[Rows from a dataset of charts and code]
§
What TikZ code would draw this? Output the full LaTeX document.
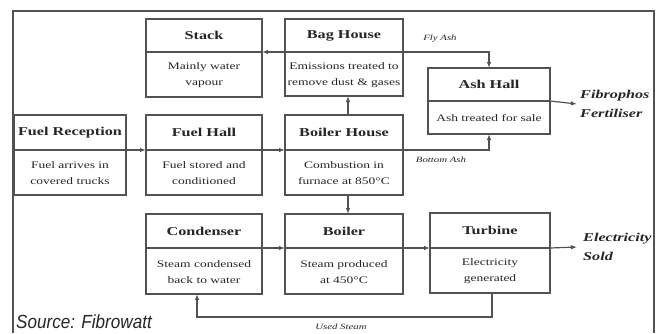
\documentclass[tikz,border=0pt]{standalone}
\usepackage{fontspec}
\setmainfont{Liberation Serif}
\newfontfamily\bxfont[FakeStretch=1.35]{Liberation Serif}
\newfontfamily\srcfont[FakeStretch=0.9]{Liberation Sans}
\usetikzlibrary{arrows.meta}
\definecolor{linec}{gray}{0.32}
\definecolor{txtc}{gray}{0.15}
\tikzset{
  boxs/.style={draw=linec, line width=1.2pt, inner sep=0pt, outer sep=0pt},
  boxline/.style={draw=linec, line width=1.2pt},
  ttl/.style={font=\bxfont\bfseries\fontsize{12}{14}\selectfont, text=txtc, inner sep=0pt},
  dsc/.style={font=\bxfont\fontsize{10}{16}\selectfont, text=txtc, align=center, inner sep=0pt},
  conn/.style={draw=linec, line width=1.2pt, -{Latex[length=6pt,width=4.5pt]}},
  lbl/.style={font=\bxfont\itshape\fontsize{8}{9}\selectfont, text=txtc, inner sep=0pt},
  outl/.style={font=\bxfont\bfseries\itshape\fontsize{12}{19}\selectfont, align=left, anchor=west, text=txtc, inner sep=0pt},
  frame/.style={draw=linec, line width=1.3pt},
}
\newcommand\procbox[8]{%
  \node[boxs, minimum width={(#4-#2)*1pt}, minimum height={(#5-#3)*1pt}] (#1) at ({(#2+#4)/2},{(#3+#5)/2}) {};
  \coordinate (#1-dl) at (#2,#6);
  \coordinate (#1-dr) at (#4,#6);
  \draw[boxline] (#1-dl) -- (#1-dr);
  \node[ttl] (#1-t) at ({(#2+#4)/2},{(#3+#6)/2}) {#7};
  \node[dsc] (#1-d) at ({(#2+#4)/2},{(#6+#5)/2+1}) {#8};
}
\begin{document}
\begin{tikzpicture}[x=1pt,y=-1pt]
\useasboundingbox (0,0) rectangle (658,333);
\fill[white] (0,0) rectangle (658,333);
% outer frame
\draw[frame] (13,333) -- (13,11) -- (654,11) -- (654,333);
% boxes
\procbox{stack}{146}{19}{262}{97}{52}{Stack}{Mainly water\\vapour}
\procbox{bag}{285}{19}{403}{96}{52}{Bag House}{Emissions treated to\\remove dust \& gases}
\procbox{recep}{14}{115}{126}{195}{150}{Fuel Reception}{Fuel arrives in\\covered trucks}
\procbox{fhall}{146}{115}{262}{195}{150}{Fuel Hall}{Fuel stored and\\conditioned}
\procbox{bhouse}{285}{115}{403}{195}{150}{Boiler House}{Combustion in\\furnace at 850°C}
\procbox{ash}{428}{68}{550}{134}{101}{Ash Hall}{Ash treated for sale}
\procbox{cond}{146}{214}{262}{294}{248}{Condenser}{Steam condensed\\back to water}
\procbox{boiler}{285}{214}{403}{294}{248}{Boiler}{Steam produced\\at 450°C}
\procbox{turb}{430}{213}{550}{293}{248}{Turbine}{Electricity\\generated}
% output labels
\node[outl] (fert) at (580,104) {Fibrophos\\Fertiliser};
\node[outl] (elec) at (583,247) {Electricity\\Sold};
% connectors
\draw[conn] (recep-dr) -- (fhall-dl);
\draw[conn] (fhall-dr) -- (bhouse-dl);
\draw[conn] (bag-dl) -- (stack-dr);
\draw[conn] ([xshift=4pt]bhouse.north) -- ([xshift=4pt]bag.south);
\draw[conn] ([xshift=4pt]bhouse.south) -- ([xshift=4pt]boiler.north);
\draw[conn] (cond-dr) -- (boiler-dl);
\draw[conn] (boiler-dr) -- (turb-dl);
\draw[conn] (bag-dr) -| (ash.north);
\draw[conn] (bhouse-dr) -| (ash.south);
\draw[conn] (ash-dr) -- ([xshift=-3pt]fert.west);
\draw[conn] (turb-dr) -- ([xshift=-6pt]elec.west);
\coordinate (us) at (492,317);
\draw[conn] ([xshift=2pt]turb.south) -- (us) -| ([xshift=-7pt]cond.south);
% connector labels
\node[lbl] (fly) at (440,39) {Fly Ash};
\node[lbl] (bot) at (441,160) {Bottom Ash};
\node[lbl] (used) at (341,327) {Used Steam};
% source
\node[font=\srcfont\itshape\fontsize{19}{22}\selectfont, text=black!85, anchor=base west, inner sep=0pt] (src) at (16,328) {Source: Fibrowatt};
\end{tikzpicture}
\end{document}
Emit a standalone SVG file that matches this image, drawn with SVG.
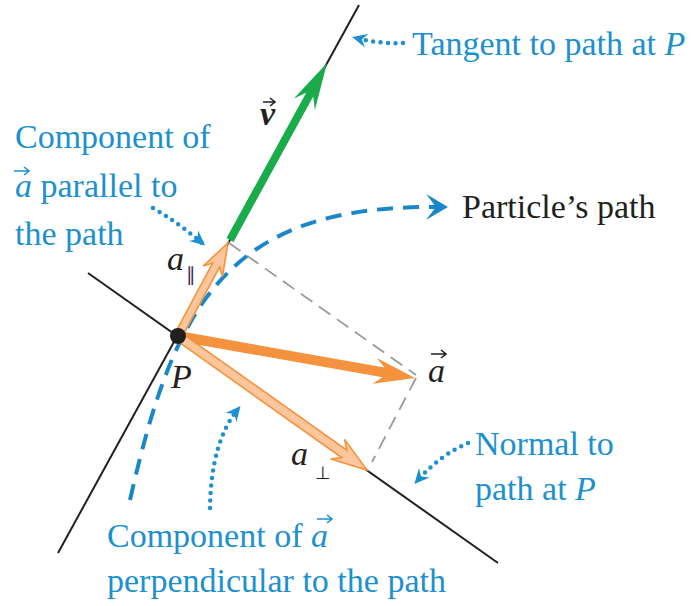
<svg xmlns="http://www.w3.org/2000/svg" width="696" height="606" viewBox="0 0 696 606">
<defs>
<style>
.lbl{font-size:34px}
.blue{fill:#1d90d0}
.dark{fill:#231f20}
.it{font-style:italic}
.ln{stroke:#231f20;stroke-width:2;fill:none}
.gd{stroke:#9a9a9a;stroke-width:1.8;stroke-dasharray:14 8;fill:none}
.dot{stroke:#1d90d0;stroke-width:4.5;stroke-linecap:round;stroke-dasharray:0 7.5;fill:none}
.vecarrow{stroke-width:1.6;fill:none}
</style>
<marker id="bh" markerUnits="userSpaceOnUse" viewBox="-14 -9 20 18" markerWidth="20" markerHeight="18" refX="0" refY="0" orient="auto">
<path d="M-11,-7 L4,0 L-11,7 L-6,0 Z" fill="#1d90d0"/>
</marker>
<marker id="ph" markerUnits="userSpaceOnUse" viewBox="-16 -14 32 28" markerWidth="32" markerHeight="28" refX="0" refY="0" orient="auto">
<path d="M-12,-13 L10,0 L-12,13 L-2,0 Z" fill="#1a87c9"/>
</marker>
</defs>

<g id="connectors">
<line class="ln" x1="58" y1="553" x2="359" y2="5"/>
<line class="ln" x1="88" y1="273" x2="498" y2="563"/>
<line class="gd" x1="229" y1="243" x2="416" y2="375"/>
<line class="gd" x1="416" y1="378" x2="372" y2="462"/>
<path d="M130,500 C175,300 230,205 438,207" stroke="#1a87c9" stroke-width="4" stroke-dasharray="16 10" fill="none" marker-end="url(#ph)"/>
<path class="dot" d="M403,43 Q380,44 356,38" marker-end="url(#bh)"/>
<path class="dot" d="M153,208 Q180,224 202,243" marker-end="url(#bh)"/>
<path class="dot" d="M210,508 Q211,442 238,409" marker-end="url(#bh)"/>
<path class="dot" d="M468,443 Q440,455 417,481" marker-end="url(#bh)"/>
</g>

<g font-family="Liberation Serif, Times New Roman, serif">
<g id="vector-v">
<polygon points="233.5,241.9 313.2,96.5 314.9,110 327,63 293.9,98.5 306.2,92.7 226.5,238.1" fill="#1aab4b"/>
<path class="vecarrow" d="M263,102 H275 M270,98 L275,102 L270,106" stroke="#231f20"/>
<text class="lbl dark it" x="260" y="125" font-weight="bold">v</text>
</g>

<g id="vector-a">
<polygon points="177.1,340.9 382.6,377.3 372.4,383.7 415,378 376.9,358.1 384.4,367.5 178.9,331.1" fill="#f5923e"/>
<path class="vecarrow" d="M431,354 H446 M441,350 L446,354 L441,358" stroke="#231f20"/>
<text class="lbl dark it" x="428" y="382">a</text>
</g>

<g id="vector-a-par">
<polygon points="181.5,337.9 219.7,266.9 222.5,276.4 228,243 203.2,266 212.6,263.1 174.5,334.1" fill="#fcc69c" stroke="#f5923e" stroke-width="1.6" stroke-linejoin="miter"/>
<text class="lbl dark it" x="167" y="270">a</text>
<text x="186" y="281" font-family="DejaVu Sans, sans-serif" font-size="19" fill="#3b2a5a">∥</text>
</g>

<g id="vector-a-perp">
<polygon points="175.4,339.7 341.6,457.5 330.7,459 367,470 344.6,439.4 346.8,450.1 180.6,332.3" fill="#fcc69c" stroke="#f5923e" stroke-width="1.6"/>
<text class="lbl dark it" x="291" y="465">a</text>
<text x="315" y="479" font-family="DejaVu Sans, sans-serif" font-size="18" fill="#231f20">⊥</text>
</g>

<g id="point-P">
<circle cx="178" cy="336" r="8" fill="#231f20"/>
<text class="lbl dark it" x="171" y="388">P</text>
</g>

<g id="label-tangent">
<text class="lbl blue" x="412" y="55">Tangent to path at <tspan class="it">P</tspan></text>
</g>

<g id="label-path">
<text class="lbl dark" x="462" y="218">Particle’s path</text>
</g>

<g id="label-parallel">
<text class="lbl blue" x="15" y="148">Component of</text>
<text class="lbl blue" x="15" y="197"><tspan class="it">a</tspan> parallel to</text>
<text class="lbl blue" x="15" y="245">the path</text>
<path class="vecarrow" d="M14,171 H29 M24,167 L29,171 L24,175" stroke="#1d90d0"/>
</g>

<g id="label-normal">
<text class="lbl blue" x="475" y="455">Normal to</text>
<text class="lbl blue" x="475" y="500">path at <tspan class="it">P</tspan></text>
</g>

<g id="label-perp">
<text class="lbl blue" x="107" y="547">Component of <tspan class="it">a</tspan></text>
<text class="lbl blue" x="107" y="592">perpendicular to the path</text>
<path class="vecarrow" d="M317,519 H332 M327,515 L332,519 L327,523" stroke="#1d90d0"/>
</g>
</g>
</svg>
§
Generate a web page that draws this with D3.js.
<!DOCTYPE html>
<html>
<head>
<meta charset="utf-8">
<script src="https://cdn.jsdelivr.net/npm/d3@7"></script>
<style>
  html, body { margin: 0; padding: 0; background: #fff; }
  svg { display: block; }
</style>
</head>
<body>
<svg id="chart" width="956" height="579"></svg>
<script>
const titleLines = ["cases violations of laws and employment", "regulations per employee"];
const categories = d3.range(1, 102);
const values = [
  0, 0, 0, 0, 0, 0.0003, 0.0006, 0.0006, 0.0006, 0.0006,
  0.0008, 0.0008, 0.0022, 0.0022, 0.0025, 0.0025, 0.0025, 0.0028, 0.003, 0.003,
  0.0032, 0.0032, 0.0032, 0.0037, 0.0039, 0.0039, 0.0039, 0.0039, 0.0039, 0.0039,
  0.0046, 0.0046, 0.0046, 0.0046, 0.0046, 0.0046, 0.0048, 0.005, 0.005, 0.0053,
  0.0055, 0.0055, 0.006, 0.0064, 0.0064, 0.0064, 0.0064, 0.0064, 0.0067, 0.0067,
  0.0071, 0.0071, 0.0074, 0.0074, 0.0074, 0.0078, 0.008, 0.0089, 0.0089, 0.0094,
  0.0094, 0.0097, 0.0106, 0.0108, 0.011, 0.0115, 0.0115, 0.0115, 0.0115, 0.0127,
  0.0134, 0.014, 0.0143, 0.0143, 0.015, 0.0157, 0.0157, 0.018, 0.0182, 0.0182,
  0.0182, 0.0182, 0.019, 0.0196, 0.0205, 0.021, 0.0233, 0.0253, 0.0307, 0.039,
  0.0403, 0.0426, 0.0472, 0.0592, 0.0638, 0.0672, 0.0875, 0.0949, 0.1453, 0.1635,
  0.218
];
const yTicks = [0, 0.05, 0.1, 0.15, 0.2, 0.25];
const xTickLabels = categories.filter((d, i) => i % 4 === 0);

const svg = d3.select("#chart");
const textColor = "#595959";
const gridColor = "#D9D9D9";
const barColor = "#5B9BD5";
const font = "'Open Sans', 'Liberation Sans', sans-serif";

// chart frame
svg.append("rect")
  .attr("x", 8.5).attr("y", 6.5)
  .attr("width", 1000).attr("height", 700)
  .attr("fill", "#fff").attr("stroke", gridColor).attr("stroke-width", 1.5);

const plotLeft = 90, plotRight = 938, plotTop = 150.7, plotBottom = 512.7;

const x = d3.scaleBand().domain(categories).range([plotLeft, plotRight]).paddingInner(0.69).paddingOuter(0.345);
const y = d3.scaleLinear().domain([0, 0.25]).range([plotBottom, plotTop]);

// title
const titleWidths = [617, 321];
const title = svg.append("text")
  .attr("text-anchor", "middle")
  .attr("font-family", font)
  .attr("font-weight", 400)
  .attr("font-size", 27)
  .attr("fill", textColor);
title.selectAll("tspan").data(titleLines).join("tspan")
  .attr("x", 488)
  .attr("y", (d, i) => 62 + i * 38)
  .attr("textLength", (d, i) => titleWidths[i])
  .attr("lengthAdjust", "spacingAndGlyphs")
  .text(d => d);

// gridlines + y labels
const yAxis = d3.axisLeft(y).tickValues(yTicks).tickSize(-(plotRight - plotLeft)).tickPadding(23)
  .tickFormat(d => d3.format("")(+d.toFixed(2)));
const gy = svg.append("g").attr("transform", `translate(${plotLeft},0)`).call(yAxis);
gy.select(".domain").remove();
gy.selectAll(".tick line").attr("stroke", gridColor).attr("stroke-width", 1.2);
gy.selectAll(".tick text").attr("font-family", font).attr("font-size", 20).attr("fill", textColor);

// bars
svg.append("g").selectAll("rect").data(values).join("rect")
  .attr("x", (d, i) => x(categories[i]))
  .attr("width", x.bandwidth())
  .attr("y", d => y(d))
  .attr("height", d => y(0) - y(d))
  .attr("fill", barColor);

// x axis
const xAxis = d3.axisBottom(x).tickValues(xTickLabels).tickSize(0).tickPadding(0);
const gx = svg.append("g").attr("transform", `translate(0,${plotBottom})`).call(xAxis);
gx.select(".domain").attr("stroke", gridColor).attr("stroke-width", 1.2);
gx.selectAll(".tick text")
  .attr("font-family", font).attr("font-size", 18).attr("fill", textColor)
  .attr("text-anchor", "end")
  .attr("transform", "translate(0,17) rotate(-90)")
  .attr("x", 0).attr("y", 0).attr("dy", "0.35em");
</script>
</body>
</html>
§
* **Task**:
Pick out the lines above that hold the string "standalone" and show them.

* **Solution to this exercise**:
\documentclass[tikz,border=0pt]{standalone}
Emit a standalone SVG file that matches this image, drawn with SVG.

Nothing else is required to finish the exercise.